++++ Records shown

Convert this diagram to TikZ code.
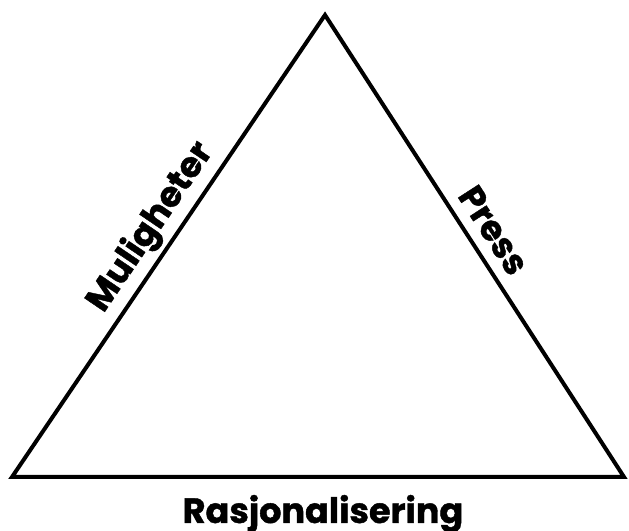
\documentclass[tikz,border=0pt]{standalone}
\usepackage{fontspec}
\setmainfont{Poppins}[UprightFont=* Bold, FakeBold=1.2]
\begin{document}
\begin{tikzpicture}[x=1pt,y=1pt,
  side/.style={line width=4pt,line join=miter,draw=black},
  lbl/.style={font=\fontsize{35}{38}\selectfont, inner sep=2pt}]
\useasboundingbox (0,0) rectangle (629,530);
\coordinate (A) at (325,515);
\coordinate (B) at (12,53);
\coordinate (C) at (624,53);
\draw[side] (A) -- (C) -- (B) -- cycle;
\path (B) -- (A) node[lbl, pos=0.51, sloped, above=4pt] (mul) {Muligheter};
\path (A) -- (C) node[lbl, pos=0.495, sloped, above=10pt] (press) {Press};
\node[lbl, anchor=base] (ras) at (323,7) {Rasjonalisering};
\end{tikzpicture}
\end{document}
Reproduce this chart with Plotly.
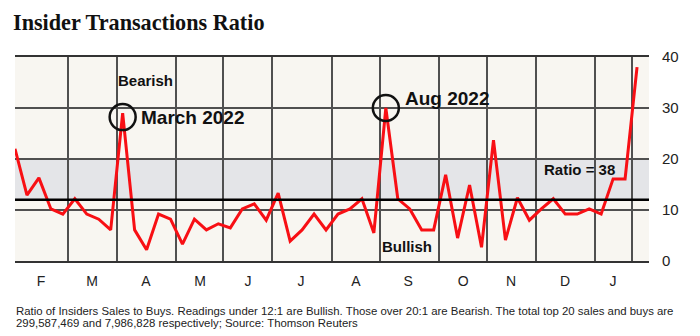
import plotly.graph_objects as go

# Weekly insider sales/buys ratio
weeks = list(range(53))
ratio = [22.0, 12.9, 16.3, 10.2, 9.2, 12.2, 9.2, 8.2, 6.1, 29.0,
         6.1, 2.2, 9.2, 8.2, 3.3, 8.2, 6.1, 7.3, 6.5, 10.2,
         11.2, 8.0, 13.3, 3.9, 6.1, 9.2, 6.1, 9.2, 10.2, 12.2,
         5.5, 30.0, 12.2, 10.2, 6.1, 6.1, 16.9, 4.5, 14.9, 2.7,
         23.7, 4.1, 12.4, 8.0, 10.2, 12.2, 9.2, 9.2, 10.2, 9.2,
         16.1, 16.1, 38.0]

month_labels = ["F", "M", "A", "M", "J", "J", "A", "S", "O", "N", "D", "J"]
month_centers = [2.17, 6.44, 10.95, 15.47, 19.48, 23.91, 28.51, 32.86, 37.46, 41.47, 45.99, 49.99]
month_bounds = [4.43, 8.53, 13.46, 17.4, 21.5, 26.5, 30.5, 35.45, 39.45, 43.55, 48.5, 51.6]

y_ticks = [0, 10, 20, 30, 40]
bullish_level = 12
bearish_level = 20
march_peak = 9
aug_peak = 31

GRID = "#505050"
SANS = "Liberation Sans, Arial, sans-serif"

fig = go.Figure()
fig.add_trace(go.Scatter(
    x=weeks, y=ratio, mode="lines",
    line=dict(color="#f80f14", width=3),
    hoverinfo="skip", showlegend=False,
))

fig.update_layout(
    width=700, height=336,
    margin=dict(l=15, r=51, t=57, b=75),
    paper_bgcolor="white",
    plot_bgcolor="#f8f6f1",
    showlegend=False,
    title=dict(
        text="<b>Insider Transactions Ratio</b>",
        font=dict(family="Liberation Serif, Times New Roman, serif", size=22.2, color="#111"),
        x=13 / 700, xanchor="left", xref="container",
        y=1 - 22 / 336, yanchor="middle", yref="container",
    ),
    xaxis=dict(
        range=[0, 53],
        tickmode="array", tickvals=month_centers, ticktext=month_labels,
        showgrid=False, zeroline=False, ticks="",
        ticklabelstandoff=6,
        tickfont=dict(family=SANS, size=14, color="#222"),
        showline=True, linecolor="#333", linewidth=2, mirror=True,
        minor=dict(tickmode="array", tickvals=month_bounds, showgrid=True,
                   gridcolor=GRID, gridwidth=1.6, ticks=""),
    ),
    yaxis=dict(
        range=[0, 40], side="right",
        tickmode="array", tickvals=y_ticks,
        showgrid=True, gridcolor=GRID, gridwidth=1.6, zeroline=False,
        ticks="", ticklabelstandoff=12,
        tickfont=dict(family=SANS, size=15, color="#222"),
    ),
)

# Neutral band and bullish threshold
fig.add_shape(type="rect", xref="paper", yref="y", x0=0, x1=1,
              y0=bullish_level, y1=bearish_level,
              fillcolor="#e4e5e8", line=dict(width=0), layer="below")
fig.add_shape(type="line", xref="paper", yref="y", x0=0, x1=1,
              y0=bullish_level, y1=bullish_level,
              line=dict(color="black", width=2.5), layer="above")

# Circles around the peaks
fig.add_shape(type="circle", xref="x", yref="y",
              xsizemode="pixel", ysizemode="pixel",
              xanchor=march_peak, yanchor=ratio[march_peak],
              x0=-13, x1=13, y0=-17, y1=9,
              line=dict(color="#111", width=2.5))
fig.add_shape(type="circle", xref="x", yref="y",
              xsizemode="pixel", ysizemode="pixel",
              xanchor=aug_peak, yanchor=ratio[aug_peak],
              x0=-13, x1=13, y0=-13, y1=13,
              line=dict(color="#111", width=2.5))

def note(text, x, y, size, xanchor="center"):
    fig.add_annotation(text=text, x=x, y=y, xref="x", yref="y",
                       xanchor=xanchor, yanchor="middle", showarrow=False,
                       font=dict(family=SANS, size=size, color="#111"))

note("<b>Bearish</b>", 10.95, 35.3, 15)
note("<b>March 2022</b>", 10.4, 28.2, 19, "left")
note("<b>Aug 2022</b>", 32.4, 31.8, 19, "left")
note("<b>Ratio = 38</b>", 47.2, 18.0, 15)
note("<b>Bullish</b>", 32.8, 2.9, 15)

footer1 = ("Ratio of Insiders Sales to Buys. Readings under 12:1 are Bullish. "
           "Those over 20:1 are Bearish. The total top 20 sales and buys are")
footer2 = "299,587,469 and 7,986,828 respectively; Source: Thomson Reuters"
for txt, ypx in [(footer1, 311), (footer2, 322.5)]:
    fig.add_annotation(text=txt, xref="paper", yref="paper",
                       x=(14 - 15) / 634, y=(261 - ypx) / 204,
                       xanchor="left", yanchor="middle", showarrow=False,
                       font=dict(family=SANS, size=11.4, color="#222"))

fig.write_html("out.html")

++++++++

§ **What is asked**
Identify and list each line with the word "this".

§ **Solution**
Convert this diagram to TikZ code.
Reproduce this chart with Plotly.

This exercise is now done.